Friday, June 1, 2012

The Essentials, Part III: The Incarnation of the Eternal Word

When we get to this part of the essentials we come across this unique word – incarnation – which we can say so easily and still have no real idea as to what we refer.
When we refer to Christ is the incarnation of the one true God, we mean that Jesus Christ was God in the flesh. We do not proclaim the deity in full and the humanity in part, nor the humanity in full and the deity in part. We proclaim the full humanity and deity of Christ in all events, actions, words, personality, characteristics, thoughts, and emotions of Christ during His life on earth.
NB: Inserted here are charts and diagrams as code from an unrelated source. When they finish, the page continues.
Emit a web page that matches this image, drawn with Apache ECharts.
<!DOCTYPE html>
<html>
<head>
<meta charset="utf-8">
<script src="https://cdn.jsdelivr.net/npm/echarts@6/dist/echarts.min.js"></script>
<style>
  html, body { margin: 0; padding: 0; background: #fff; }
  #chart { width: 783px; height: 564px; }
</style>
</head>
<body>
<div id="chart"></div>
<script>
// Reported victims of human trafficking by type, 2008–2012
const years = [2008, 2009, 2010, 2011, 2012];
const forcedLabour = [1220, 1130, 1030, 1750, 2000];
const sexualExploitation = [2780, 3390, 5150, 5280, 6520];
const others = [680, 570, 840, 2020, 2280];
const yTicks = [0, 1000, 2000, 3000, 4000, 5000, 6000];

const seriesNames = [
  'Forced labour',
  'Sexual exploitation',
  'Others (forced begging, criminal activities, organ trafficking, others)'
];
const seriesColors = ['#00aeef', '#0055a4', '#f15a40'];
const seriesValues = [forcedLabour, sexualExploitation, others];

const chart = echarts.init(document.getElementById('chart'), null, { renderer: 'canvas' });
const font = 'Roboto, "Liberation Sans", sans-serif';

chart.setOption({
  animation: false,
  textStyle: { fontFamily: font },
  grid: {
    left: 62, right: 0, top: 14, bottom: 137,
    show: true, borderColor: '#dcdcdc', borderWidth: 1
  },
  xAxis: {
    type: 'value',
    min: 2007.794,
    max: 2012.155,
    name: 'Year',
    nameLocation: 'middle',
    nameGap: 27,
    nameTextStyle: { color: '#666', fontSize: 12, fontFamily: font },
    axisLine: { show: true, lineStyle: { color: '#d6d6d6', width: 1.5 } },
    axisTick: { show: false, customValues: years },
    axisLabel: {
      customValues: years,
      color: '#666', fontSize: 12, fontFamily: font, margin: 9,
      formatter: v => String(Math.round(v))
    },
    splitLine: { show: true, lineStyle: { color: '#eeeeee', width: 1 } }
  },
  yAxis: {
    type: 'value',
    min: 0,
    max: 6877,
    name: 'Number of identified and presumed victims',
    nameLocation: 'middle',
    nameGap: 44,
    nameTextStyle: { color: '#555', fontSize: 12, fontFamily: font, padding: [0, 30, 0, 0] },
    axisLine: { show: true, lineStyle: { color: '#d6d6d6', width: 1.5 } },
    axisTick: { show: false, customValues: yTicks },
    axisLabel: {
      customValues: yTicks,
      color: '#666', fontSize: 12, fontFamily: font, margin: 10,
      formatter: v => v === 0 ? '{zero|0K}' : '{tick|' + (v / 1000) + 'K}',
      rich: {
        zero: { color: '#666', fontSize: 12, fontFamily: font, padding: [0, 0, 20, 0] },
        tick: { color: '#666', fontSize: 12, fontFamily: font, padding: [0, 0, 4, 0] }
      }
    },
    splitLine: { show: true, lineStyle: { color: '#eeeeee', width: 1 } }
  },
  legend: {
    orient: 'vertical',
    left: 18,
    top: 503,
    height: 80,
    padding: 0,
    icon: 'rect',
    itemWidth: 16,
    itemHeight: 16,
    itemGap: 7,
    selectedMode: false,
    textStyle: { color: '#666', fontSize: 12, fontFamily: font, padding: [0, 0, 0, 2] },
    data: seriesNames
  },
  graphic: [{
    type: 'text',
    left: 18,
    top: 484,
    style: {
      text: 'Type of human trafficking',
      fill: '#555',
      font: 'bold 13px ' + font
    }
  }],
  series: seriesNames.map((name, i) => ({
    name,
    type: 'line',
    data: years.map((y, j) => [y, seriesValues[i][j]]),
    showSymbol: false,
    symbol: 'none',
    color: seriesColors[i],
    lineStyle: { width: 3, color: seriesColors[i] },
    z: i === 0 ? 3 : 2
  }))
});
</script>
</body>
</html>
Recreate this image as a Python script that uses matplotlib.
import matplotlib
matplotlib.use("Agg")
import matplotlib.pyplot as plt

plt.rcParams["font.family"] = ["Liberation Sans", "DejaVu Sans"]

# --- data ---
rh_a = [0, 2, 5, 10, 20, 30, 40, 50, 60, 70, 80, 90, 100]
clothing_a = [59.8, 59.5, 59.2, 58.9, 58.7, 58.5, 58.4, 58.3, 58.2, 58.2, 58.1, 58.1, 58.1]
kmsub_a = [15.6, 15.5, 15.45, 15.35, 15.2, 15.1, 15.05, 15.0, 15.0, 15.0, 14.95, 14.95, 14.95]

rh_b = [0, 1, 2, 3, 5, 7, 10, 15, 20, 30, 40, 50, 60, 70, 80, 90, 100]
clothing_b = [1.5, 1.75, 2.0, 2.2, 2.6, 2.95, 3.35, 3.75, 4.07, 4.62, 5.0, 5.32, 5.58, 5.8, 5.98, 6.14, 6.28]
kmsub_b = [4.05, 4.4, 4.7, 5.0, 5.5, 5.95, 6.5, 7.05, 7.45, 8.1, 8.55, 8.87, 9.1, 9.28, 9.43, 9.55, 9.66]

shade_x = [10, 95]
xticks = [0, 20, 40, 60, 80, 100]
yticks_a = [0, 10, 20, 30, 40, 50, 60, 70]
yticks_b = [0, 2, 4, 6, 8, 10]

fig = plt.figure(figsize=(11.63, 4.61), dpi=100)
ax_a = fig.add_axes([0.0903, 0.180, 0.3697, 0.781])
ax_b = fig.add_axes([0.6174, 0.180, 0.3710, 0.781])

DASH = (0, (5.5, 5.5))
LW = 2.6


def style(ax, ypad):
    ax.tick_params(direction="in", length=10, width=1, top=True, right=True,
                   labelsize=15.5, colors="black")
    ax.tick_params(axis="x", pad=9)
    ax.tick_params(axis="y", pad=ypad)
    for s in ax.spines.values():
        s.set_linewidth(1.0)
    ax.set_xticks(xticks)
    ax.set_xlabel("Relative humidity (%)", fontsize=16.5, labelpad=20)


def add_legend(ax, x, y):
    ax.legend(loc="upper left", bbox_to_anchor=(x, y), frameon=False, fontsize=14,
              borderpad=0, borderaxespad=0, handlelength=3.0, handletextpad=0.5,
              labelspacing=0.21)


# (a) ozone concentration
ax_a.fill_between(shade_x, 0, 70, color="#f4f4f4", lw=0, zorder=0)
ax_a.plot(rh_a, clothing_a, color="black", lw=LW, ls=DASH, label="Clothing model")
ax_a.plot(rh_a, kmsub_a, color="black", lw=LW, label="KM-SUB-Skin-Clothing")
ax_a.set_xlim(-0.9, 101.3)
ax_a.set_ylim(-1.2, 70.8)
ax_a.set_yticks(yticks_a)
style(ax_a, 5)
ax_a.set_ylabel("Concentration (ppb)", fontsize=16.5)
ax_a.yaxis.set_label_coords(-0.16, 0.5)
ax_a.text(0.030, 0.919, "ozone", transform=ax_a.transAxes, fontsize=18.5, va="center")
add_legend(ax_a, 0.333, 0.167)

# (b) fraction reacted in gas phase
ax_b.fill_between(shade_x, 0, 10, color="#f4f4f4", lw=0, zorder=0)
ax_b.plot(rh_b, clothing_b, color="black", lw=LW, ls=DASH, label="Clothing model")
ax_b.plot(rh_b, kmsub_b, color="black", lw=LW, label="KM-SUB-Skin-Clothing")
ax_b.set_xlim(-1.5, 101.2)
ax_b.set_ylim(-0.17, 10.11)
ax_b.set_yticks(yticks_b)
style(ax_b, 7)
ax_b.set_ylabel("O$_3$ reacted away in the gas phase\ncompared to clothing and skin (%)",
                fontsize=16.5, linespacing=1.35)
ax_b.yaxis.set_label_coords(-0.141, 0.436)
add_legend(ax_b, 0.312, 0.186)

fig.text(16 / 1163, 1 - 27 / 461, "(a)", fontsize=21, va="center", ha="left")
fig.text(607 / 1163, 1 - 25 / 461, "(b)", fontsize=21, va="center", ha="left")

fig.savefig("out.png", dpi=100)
We proclaim the eternal incarnation of Christ as well. In other words, we proclaim that Jesus Christ, in His glorified state, continues to be the God/Man in every sense of that term.
We proclaim that Jesus Christ is the Word of God (Jn 1:1-3) – that is, the perfect and culminating expression of God’s mind and heart, of God’s will and character – present in the intimate fellowship of the Trinity from eternity and fully engaged with the Father in the work of creation and redemption.
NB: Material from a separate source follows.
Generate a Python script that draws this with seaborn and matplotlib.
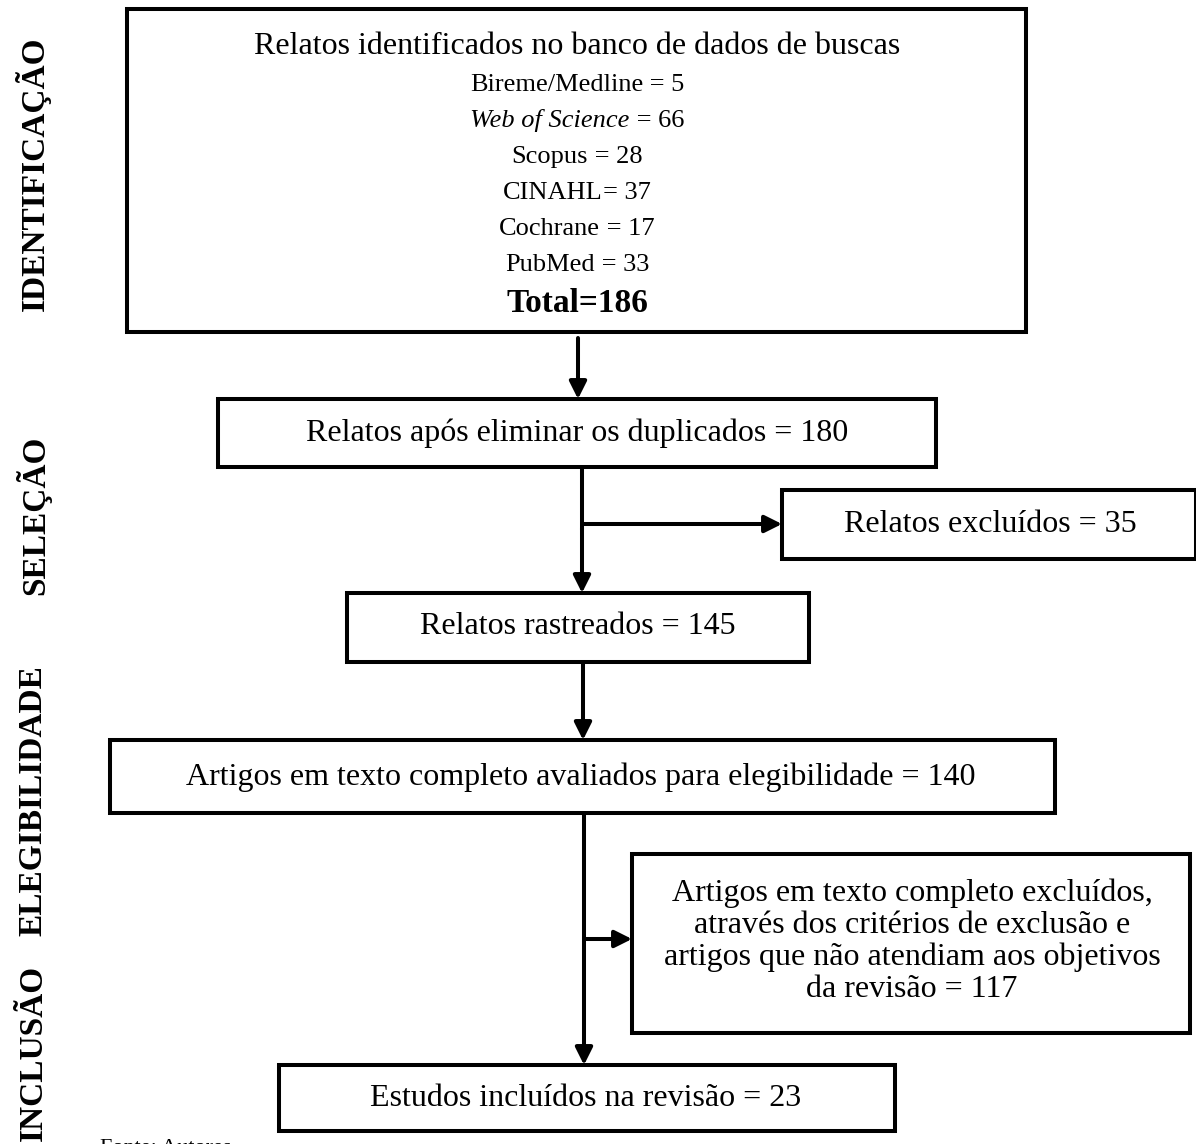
import matplotlib
matplotlib.use("Agg")
import matplotlib.pyplot as plt
from matplotlib.patches import Rectangle
import seaborn as sns

# stage labels (left side) and counts of the flow diagram
stages = ["IDENTIFICAÇÃO", "SELEÇÃO", "ELEGIBILIDADE", "INCLUSÃO"]
databases = ["Bireme/Medline", "Web of Science", "Scopus", "CINAHL", "Cochrane", "PubMed"]
db_counts = [5, 66, 28, 37, 17, 33]
db_italic = [False, True, False, False, False, False]
db_sep = [" = ", " = ", " = ", "= ", " = ", " = "]
total_found = 186
after_duplicates = 180
excluded_records = 35
screened = 145
fulltext_assessed = 140
fulltext_excluded = 117
included = 23
source_note = "Fonte: Autores"

sns.set_theme(style="white")
plt.rcParams["font.family"] = ["Liberation Serif", "DejaVu Serif"]
plt.rcParams["text.color"] = "black"

W, H = 1196, 1144
fig = plt.figure(figsize=(W / 100, H / 100), dpi=100)
ax = fig.add_axes([0, 0, 1, 1])
ax.set_xlim(0, W)
ax.set_ylim(H, 0)
ax.axis("off")

LW = 2.9
BODY = 23


def box(x0, y0, x1, y1):
    ax.add_patch(Rectangle((x0, y0), x1 - x0, y1 - y0, fill=False,
                           edgecolor="black", linewidth=LW, joinstyle="miter"))


def arrow(x0, y0, x1, y1):
    ax.annotate("", xy=(x1, y1), xytext=(x0, y0),
                arrowprops=dict(arrowstyle="-|>", color="black", lw=LW,
                                mutation_scale=26, shrinkA=0, shrinkB=0))


# identification box
box(127, 9, 1026, 332)
ax.text(577, 47, "Relatos identificados no banco de dados de buscas",
        ha="center", va="center", fontsize=BODY)
fig.canvas.draw()
renderer = fig.canvas.get_renderer()
for i, (name, n) in enumerate(zip(databases, db_counts)):
    y = 85 + i * 36
    t1 = ax.text(0, y, name, ha="left", va="center", fontsize=19,
                 style="italic" if db_italic[i] else "normal")
    t2 = ax.text(0, y, f"{db_sep[i]}{n}", ha="left", va="center", fontsize=19)
    w1 = t1.get_window_extent(renderer).width
    w2 = t2.get_window_extent(renderer).width
    x_left = 577 - (w1 + w2) / 2
    t1.set_x(x_left)
    t2.set_x(x_left + w1)
ax.text(577, 303, f"Total={total_found}", ha="center", va="center",
        fontsize=24, fontweight="bold")

arrow(578, 338, 578, 399)

# after duplicates
box(218, 399, 936, 467)
ax.text(577, 433, f"Relatos após eliminar os duplicados = {after_duplicates}",
        ha="center", va="center", fontsize=BODY)

ax.plot([582, 582], [467, 530], color="black", lw=LW, solid_capstyle="butt")
arrow(582, 524, 782, 524)
arrow(582, 528, 582, 593)

box(782, 490, 1196, 559)
ax.text(990, 524, f"Relatos excluídos = {excluded_records}",
        ha="center", va="center", fontsize=BODY)

# screened
box(347, 593, 809, 662)
ax.text(578, 627, f"Relatos rastreados = {screened}",
        ha="center", va="center", fontsize=BODY)

arrow(583, 662, 583, 740)

# eligibility
box(110, 740, 1055, 813)
ax.text(581, 777, f"Artigos em texto completo avaliados para elegibilidade = {fulltext_assessed}",
        ha="center", va="center", fontsize=BODY)

arrow(584, 813, 584, 1065)
arrow(584, 939, 632, 939)

box(632, 854, 1190, 1033)
ax.text(912, 941,
        "Artigos em texto completo excluídos,\n"
        "através dos critérios de exclusão e\n"
        "artigos que não atendiam aos objetivos\n"
        f"da revisão = {fulltext_excluded}",
        ha="center", va="center", fontsize=BODY, linespacing=1.13)

# included
box(279, 1065, 895, 1131)
ax.text(586, 1098, f"Estudos incluídos na revisão = {included}",
        ha="center", va="center", fontsize=BODY)

# stage labels
stage_y = [174, 515, 801, 1053]
for label, y in zip(stages, stage_y):
    ax.text(33, y, label, rotation=90, ha="center", va="center",
            fontsize=24, fontweight="bold")

ax.text(100, 1139, source_note, ha="left", va="top", fontsize=16)

fig.savefig("out.png", dpi=100, facecolor="white")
The incarnation affirms that Jesus had “in Him all the fullness of God” dwelling (Col. 1:19) and was in truth “God with us” (Mt. 1:23) – a living tabernacle of God’s holy presence, “full of grace and truth” (Jn 1:14-18).
The early church had problems, not with the deity of Christ, but with His humanity. Greek philosophy had brought into the culture of that time the idea that the material was deficient to the spiritual, that there was something basically sinful in just being human. Christianity was a radical new concept at the time. It was not just a Judaic reformation. It was something new, but with its roots in Judaism.
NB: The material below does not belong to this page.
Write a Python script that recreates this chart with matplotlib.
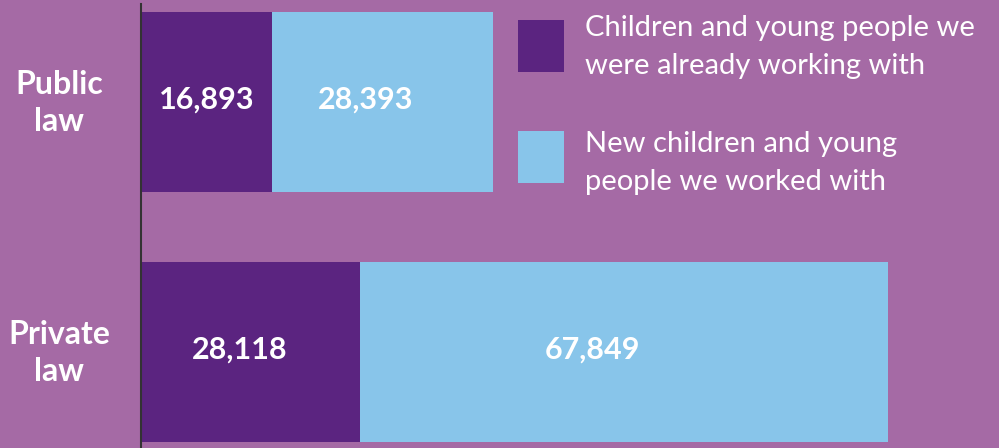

The Nicean Creed was written not to affirm the deity of Christ, but to confirm the dual nature of Christ – fully God and fully human. The significance of this is: in Christ we are dealing with God Himself; in Christ we have a human being who truly represents us before the Creator.
Jesus Christ is God’s only Mediator between God and humankind and God’s unique agent for the salvation of the world. He is also the perfect expression of what humanity was designed to be. In His complete obedience, he became the representative Human Being, a second Adam, modeling for us human life and offering to God on our behalf human life that is rightly in God’s image. Since there is no other part of all creation able to fill this void, the incarnation of Christ makes this piece of our theology an essential.